Explaining his vote on India’s resolution, entitled: “Convention on the Prohibition of the Use of Nuclear Weapons”, Jehanzeb Khan, First Secretary in the Pakistan Mission to the UN, said while it claims to promote the norms of non-use of nuclear weapons, the sponsoring country recently issued increasingly frequent threats of nuclear use against his country.

India had also pursued continuous expansion and modernization of conventional and nuclear arsenals, increasing the readiness of its nuclear forces by taking steps such as canisterization of missiles, induction of destabilizing weapon systems as well as force postures and security doctrines which have an offensive rather than defensive intent.

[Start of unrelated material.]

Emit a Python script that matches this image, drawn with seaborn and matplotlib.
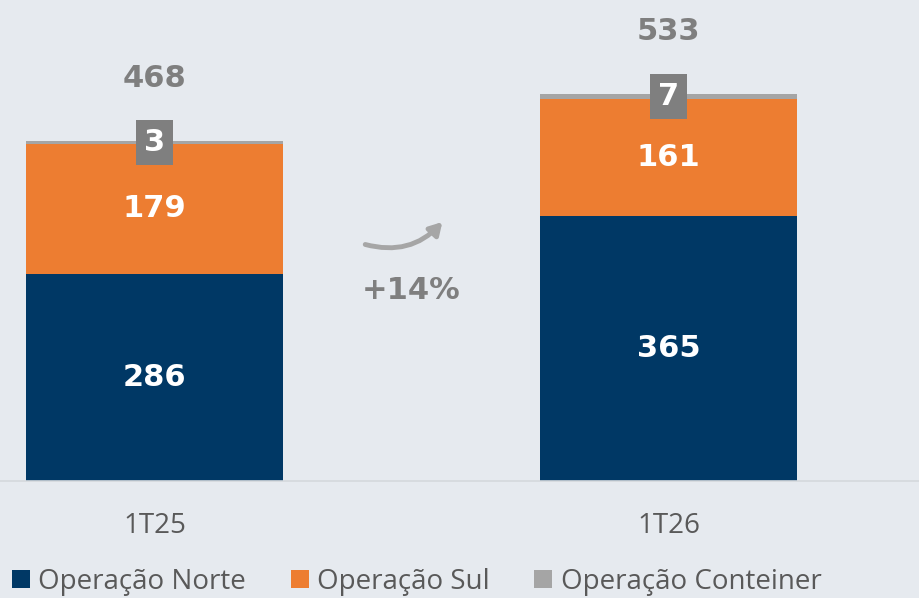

The resolution was adopted by a vote of 115 in favour to 50 against, with 15 abstentions. The US, UK and other western states were among the 50 negative votes. Among the fifteen abstentions were Pakistan, Japan, Russia and Thailand.

On its part, Jehanzeb Khan said Pakistan continues to support international arms control and disarmament initiatives which are equitable and non-discriminatory in character. “We have consistently supported all initiatives, which draw attention to the risk of escalation of a conventional conflict to the nuclear level.”

Conflict between nuclear-armed States must be avoided at all cost, he said.

In his explanation of vote on the other India’s Resolution, entitled ‘Reducing Nuclear Danger’, Husham Ahmed, a Director in Pakistan’s Foreign Ministry, said that its sponsor, in an elusive pursuit of ‘new normal’, has continuously sought to create space for a limited war under the nuclear overhang.

Pakistan, he said, witnessed a demonstration of such reckless behaviour in February this year. “This narrative: that limited conventional conflict is possible under the nuclear threshold without any risk of escalation must be challenged by the international community.”

The resolution received 117 votes to 49 against, with 14 abstentions. Among the 49 negative votes were those from the US and other western countries. 14 abstaining countries included Pakistan, China and Russia.

Husham Ahmed said the sponsor of this resolution has also nuclearized the Indian Ocean, while claiming to conduct `deterrence patrols’. India had, in fact, which has taken steps that will increase the nuclear danger in South Asia.

“No proposal designed to create `good optics’ can provide a cover for the destabilizing and dangerous developments in South Asia unleashed by the sponsor of this resolution,” the Pakistani delegate said.